[START]

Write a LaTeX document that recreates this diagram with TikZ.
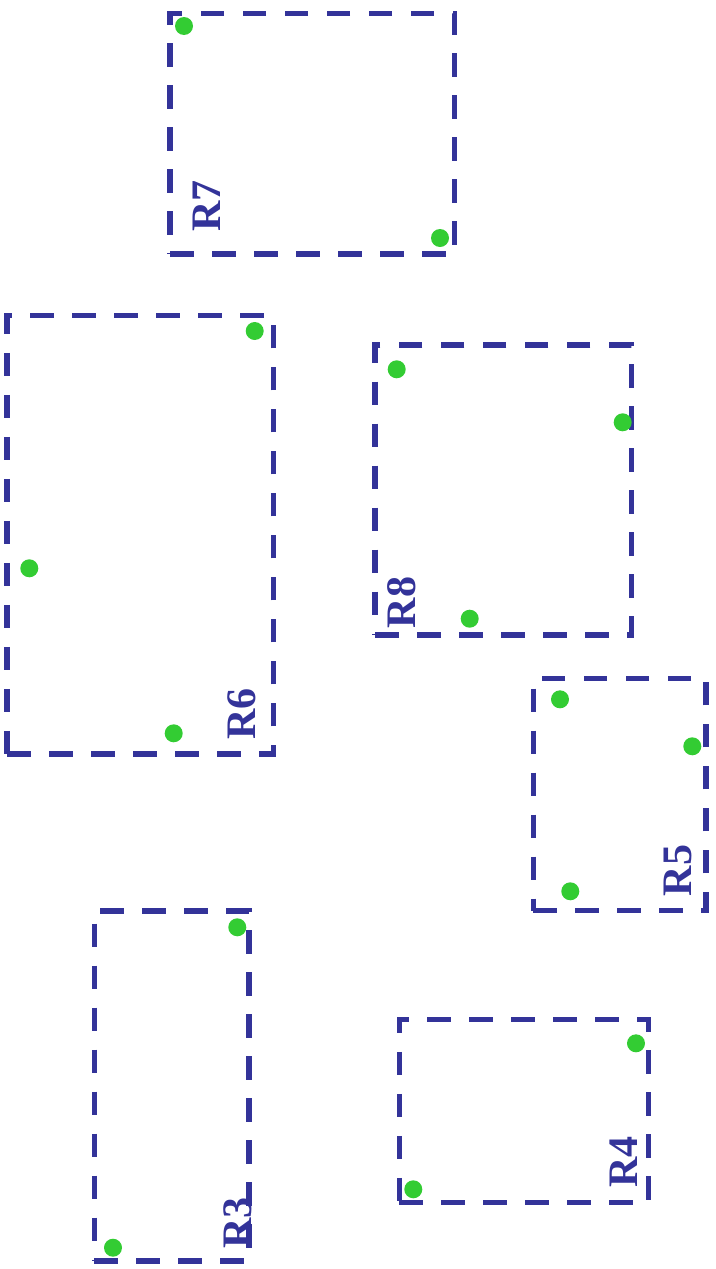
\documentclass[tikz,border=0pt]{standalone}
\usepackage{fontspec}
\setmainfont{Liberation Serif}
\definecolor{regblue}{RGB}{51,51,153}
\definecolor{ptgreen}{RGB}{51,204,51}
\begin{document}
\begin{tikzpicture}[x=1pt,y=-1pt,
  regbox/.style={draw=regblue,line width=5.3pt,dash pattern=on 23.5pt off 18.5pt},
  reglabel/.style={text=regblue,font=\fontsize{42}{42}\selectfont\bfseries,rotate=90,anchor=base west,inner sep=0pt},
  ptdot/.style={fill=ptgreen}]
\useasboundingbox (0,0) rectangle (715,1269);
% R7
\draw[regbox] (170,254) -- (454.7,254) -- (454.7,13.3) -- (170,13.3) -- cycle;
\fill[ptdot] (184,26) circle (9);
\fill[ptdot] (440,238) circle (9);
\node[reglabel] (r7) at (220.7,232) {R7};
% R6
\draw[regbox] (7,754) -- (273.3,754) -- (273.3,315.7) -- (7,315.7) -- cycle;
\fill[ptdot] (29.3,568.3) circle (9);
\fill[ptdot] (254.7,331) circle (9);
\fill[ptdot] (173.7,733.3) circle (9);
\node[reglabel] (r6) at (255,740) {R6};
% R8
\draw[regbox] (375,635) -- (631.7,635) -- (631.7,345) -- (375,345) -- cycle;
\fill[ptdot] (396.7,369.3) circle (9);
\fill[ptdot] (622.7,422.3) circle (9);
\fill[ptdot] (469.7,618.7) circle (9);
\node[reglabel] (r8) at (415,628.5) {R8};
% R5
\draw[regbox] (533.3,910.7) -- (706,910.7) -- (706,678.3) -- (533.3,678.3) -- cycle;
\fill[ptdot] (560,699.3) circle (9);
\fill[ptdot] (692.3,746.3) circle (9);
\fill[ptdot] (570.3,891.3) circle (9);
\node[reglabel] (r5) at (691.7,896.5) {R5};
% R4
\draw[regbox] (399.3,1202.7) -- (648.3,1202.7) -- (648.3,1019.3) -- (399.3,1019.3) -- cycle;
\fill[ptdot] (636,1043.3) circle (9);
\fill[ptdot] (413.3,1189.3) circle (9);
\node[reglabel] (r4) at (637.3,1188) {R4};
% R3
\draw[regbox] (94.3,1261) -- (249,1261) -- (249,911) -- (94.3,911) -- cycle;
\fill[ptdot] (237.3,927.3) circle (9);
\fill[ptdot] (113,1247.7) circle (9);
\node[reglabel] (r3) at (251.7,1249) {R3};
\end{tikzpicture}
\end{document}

[END]
[START]

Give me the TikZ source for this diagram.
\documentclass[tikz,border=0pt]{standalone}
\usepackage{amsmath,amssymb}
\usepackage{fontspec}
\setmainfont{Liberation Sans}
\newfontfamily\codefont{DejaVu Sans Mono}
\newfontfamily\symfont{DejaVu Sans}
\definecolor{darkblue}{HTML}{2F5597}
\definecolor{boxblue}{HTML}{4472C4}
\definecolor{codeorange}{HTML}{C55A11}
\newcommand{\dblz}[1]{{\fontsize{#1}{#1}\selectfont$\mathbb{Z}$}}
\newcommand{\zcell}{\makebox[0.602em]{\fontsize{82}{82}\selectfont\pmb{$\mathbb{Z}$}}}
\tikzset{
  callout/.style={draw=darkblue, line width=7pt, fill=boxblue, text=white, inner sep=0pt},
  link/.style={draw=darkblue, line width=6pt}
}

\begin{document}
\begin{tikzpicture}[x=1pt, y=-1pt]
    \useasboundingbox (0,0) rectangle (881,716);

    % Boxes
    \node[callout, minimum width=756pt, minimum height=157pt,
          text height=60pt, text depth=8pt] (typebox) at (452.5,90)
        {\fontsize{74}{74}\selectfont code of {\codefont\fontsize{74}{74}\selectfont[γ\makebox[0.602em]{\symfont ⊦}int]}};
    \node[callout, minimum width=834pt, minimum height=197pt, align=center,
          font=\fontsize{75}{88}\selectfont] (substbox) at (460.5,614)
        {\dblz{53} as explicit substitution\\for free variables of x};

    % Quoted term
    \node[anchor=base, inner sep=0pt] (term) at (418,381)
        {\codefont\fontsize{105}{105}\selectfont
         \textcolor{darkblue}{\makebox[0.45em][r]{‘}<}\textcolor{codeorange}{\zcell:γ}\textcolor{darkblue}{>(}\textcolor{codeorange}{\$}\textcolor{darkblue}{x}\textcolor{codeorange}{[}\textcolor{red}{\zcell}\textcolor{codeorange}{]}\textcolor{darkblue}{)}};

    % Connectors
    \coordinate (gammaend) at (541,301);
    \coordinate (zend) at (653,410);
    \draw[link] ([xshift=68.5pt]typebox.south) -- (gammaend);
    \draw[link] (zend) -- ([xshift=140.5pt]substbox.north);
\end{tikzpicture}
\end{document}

[END]

## BRIEF
Reproduce, without alteration, solely the lines beginning at the line that includes "Give me the TikZ source for this diagram." and ending at the line that includes "(0,0) rectangle (881,716);", both lines included.

## EXERCISE RESULT
Give me the TikZ source for this diagram.
\documentclass[tikz,border=0pt]{standalone}
\usepackage{amsmath,amssymb}
\usepackage{fontspec}
\setmainfont{Liberation Sans}
\newfontfamily\codefont{DejaVu Sans Mono}
\newfontfamily\symfont{DejaVu Sans}
\definecolor{darkblue}{HTML}{2F5597}
\definecolor{boxblue}{HTML}{4472C4}
\definecolor{codeorange}{HTML}{C55A11}
\newcommand{\dblz}[1]{{\fontsize{#1}{#1}\selectfont$\mathbb{Z}$}}
\newcommand{\zcell}{\makebox[0.602em]{\fontsize{82}{82}\selectfont\pmb{$\mathbb{Z}$}}}
\tikzset{
  callout/.style={draw=darkblue, line width=7pt, fill=boxblue, text=white, inner sep=0pt},
  link/.style={draw=darkblue, line width=6pt}
}

\begin{document}
\begin{tikzpicture}[x=1pt, y=-1pt]
    \useasboundingbox (0,0) rectangle (881,716);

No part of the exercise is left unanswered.